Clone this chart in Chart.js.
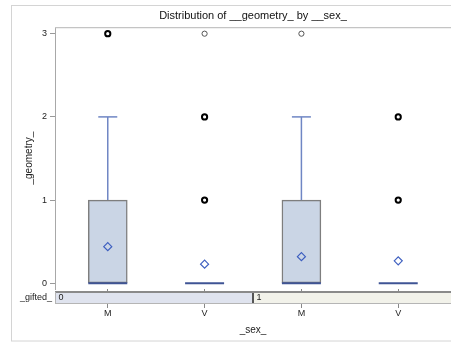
<!DOCTYPE html>
<html><head><meta charset="utf-8">
<script src="https://cdn.jsdelivr.net/npm/chart.js@4.4.0/dist/chart.umd.min.js"></script>
<style>html,body{margin:0;padding:0;background:#fff;overflow:hidden}#wrap{width:451px;height:345px;position:relative}</style>
</head><body><div id="wrap"><canvas id="c" width="451" height="345"></canvas></div>
<script>
// ---- data ----
const sexLabels = ['M', 'V', 'M', 'V'];
const giftedGroups = ['0', '1'];
const giftedOfCategory = [0, 0, 1, 1];
const q1 = [0, 0, 0, 0];
const medians = [0, 0, 0, 0];
const q3 = [1, 0, 1, 0];
const whiskerLow = [0, 0, 0, 0];
const whiskerHigh = [2, 0, 2, 0];
const means = [0.44, 0.23, 0.32, 0.27];
const outliersRepeated = [[3], [2, 1], [], [2, 1]];
const outliersSingle = [[], [3], [3], []];
const yTicks = [0, 1, 2, 3];
const xTicks = [0, 1, 2, 3];

// ---- styles ----
const FONT = 'Liberation Sans, Arial, sans-serif';
Chart.defaults.font.family = FONT;
const BOX_FILL = '#CAD5E5', BOX_LINE = '#7E7E7E', MEDIAN_COL = '#3F5495', WHISKER_COL = '#6F86C4', MEAN_COL = '#3F60C0';
const BOX_PX = 39, CAP_PX = 19;

const boxData = q1.map((v, i) => ({x: i, y: [v, q3[i]]}));
const meanData = means.map((m, i) => ({x: i, y: m}));
const repData = [], singleData = [];
outliersRepeated.forEach((arr, i) => arr.forEach(v => repData.push({x: i, y: v})));
outliersSingle.forEach((arr, i) => arr.forEach(v => singleData.push({x: i, y: v})));

const framePlugin = {
  id: 'frame',
  beforeDraw(chart) {
    const ctx = chart.ctx;
    ctx.save();
    ctx.fillStyle = '#fff';
    ctx.fillRect(0, 0, chart.width, chart.height);
    ctx.strokeStyle = '#D4D4D4';
    ctx.lineWidth = 1;
    ctx.strokeRect(11.5, 5.5, chart.width + 20, 335.5);
    ctx.restore();
  },
  afterDraw(chart) {
    const ctx = chart.ctx, a = chart.chartArea, xs = chart.scales.x;
    ctx.save();
    ctx.strokeStyle = '#C4C4C4';
    ctx.lineWidth = 1.2;
    ctx.beginPath(); ctx.moveTo(a.left, a.top + 0.5); ctx.lineTo(a.right, a.top + 0.5); ctx.stroke();
    const sTop = a.bottom + 3, sBot = a.bottom + 14;
    const fills = ['#DFE3EE', '#F2F2EA'];
    giftedGroups.forEach((g, gi) => {
      const idx = giftedOfCategory.map((v, i) => v === gi ? i : -1).filter(i => i >= 0);
      const first = idx[0], last = idx[idx.length - 1];
      const x0 = gi === 0 ? a.left : xs.getPixelForValue(first - 0.5);
      const x1 = gi === giftedGroups.length - 1 ? a.right : xs.getPixelForValue(last + 0.5);
      ctx.fillStyle = fills[gi % 2];
      ctx.fillRect(x0, sTop, x1 - x0, sBot - sTop);
      ctx.fillStyle = '#222';
      ctx.font = '9px ' + FONT;
      ctx.textAlign = 'left'; ctx.textBaseline = 'middle';
      ctx.fillText(g, x0 + 3.5, (sTop + sBot) / 2 + 0.5);
      if (gi > 0) {
        ctx.strokeStyle = '#555';
        ctx.lineWidth = 2;
        ctx.beginPath(); ctx.moveTo(x0, sTop); ctx.lineTo(x0, sBot); ctx.stroke();
      }
    });
    ctx.strokeStyle = '#8A8A8A'; ctx.lineWidth = 2;
    ctx.beginPath(); ctx.moveTo(a.left, sTop); ctx.lineTo(a.right, sTop); ctx.stroke();
    ctx.strokeStyle = '#B5B5B5'; ctx.lineWidth = 1;
    ctx.beginPath(); ctx.moveTo(a.left, sBot + 0.5); ctx.lineTo(a.right, sBot + 0.5); ctx.stroke();
    ctx.beginPath(); ctx.moveTo(a.left + 0.5, sTop); ctx.lineTo(a.left + 0.5, sBot); ctx.stroke();
    ctx.fillStyle = '#222';
    ctx.font = '9px ' + FONT;
    ctx.textAlign = 'right'; ctx.textBaseline = 'middle';
    ctx.fillText('_gifted_', a.left - 3, (sTop + sBot) / 2 + 0.5);
    ctx.restore();
  },
  afterDatasetDraw(chart, args) {
    if (args.meta.type !== 'bar') return;
    const ctx = chart.ctx, xs = chart.scales.x, ys = chart.scales.y;
    ctx.save();
    q1.forEach((v, i) => {
      const cx = xs.getPixelForValue(i);
      ctx.strokeStyle = WHISKER_COL; ctx.lineWidth = 1.5;
      if (whiskerHigh[i] > q3[i]) {
        const yq = ys.getPixelForValue(q3[i]), yw = ys.getPixelForValue(whiskerHigh[i]);
        ctx.beginPath(); ctx.moveTo(cx, yq); ctx.lineTo(cx, yw); ctx.stroke();
        ctx.beginPath(); ctx.moveTo(cx - CAP_PX / 2, yw); ctx.lineTo(cx + CAP_PX / 2, yw); ctx.stroke();
      }
      if (whiskerLow[i] < q1[i]) {
        const yq = ys.getPixelForValue(q1[i]), yw = ys.getPixelForValue(whiskerLow[i]);
        ctx.beginPath(); ctx.moveTo(cx, yq); ctx.lineTo(cx, yw); ctx.stroke();
        ctx.beginPath(); ctx.moveTo(cx - CAP_PX / 2, yw); ctx.lineTo(cx + CAP_PX / 2, yw); ctx.stroke();
      }
      const ym = ys.getPixelForValue(medians[i]);
      ctx.strokeStyle = MEDIAN_COL; ctx.lineWidth = 2;
      ctx.beginPath(); ctx.moveTo(cx - BOX_PX / 2, ym); ctx.lineTo(cx + BOX_PX / 2, ym); ctx.stroke();
    });
    ctx.restore();
  }
};

new Chart(document.getElementById('c'), {
  type: 'scatter',
  data: {
    datasets: [
      {type: 'bar', data: boxData, backgroundColor: BOX_FILL, borderColor: BOX_LINE, borderWidth: 1.5,
       borderSkipped: false, barThickness: BOX_PX, order: 5},
      {data: meanData, pointStyle: 'rectRot', pointRadius: 4, pointBorderColor: MEAN_COL,
       pointBackgroundColor: 'rgba(0,0,0,0)', pointBorderWidth: 1.2, order: 1},
      {data: repData, pointStyle: 'circle', pointRadius: 2.6, pointBorderColor: '#000',
       pointBackgroundColor: 'rgba(0,0,0,0)', pointBorderWidth: 2, order: 0},
      {data: singleData, pointStyle: 'circle', pointRadius: 2.6, pointBorderColor: '#555',
       pointBackgroundColor: 'rgba(0,0,0,0)', pointBorderWidth: 1, order: 0}
    ]
  },
  options: {
    responsive: false, animation: false, devicePixelRatio: 1,
    layout: {autoPadding: false, padding: {left: 0, right: 0, top: 0, bottom: 0}},
    plugins: {
      legend: {display: false}, tooltip: {enabled: false},
      title: {display: true, fullSize: false, text: 'Distribution of __geometry_ by __sex_', color: '#111',
              font: {size: 11, weight: 'normal', family: FONT}, padding: {top: 9, bottom: 5}}
    },
    scales: {
      x: {
        type: 'linear', min: -0.545, max: 3.545, offset: false,
        afterBuildTicks(s) { s.ticks = xTicks.map(v => ({value: v})); },
        afterFit(s) { s.height = 56; s.paddingLeft = 0; s.paddingRight = 0; },
        ticks: {callback: v => sexLabels[v], color: '#222', font: {size: 9}, padding: 0, maxRotation: 0, autoSkip: false},
        grid: {display: true, drawOnChartArea: false, drawTicks: true, tickLength: 19, color: '#888', offset: false},
        border: {display: false},
        title: {display: true, text: '_sex_', color: '#222', font: {size: 10}, padding: {top: 0, bottom: 9}}
      },
      y: {
        min: -0.0685, max: 3.078,
        afterBuildTicks(s) { s.ticks = yTicks.map(v => ({value: v})); },
        afterFit(s) { s.width = 55; s.paddingTop = 0; s.paddingBottom = 0; },
        ticks: {color: '#222', font: {size: 9}, padding: 3},
        grid: {display: true, drawOnChartArea: false, drawTicks: true, tickLength: 5, color: '#999'},
        border: {display: true, color: '#A8A8A8', width: 1},
        title: {display: true, text: '_geometry_', color: '#222', font: {size: 10}, padding: {top: 23, bottom: 0}}
      }
    }
  },
  plugins: [framePlugin]
});
</script></body></html>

++++++++++++++++++++

__Required work__.
Repeat the lines exactly as they stand, from the opening line of the data through the line with "outliersSingle.forEach((arr, i) =>". Pictures stay out of the copy.

__Full response__.
Clone this chart in Chart.js.
<!DOCTYPE html>
<html><head><meta charset="utf-8">
<script src="https://cdn.jsdelivr.net/npm/chart.js@4.4.0/dist/chart.umd.min.js"></script>
<style>html,body{margin:0;padding:0;background:#fff;overflow:hidden}#wrap{width:451px;height:345px;position:relative}</style>
</head><body><div id="wrap"><canvas id="c" width="451" height="345"></canvas></div>
<script>
// ---- data ----
const sexLabels = ['M', 'V', 'M', 'V'];
const giftedGroups = ['0', '1'];
const giftedOfCategory = [0, 0, 1, 1];
const q1 = [0, 0, 0, 0];
const medians = [0, 0, 0, 0];
const q3 = [1, 0, 1, 0];
const whiskerLow = [0, 0, 0, 0];
const whiskerHigh = [2, 0, 2, 0];
const means = [0.44, 0.23, 0.32, 0.27];
const outliersRepeated = [[3], [2, 1], [], [2, 1]];
const outliersSingle = [[], [3], [3], []];
const yTicks = [0, 1, 2, 3];
const xTicks = [0, 1, 2, 3];

// ---- styles ----
const FONT = 'Liberation Sans, Arial, sans-serif';
Chart.defaults.font.family = FONT;
const BOX_FILL = '#CAD5E5', BOX_LINE = '#7E7E7E', MEDIAN_COL = '#3F5495', WHISKER_COL = '#6F86C4', MEAN_COL = '#3F60C0';
const BOX_PX = 39, CAP_PX = 19;

const boxData = q1.map((v, i) => ({x: i, y: [v, q3[i]]}));
const meanData = means.map((m, i) => ({x: i, y: m}));
const repData = [], singleData = [];
outliersRepeated.forEach((arr, i) => arr.forEach(v => repData.push({x: i, y: v})));
outliersSingle.forEach((arr, i) => arr.forEach(v => singleData.push({x: i, y: v})));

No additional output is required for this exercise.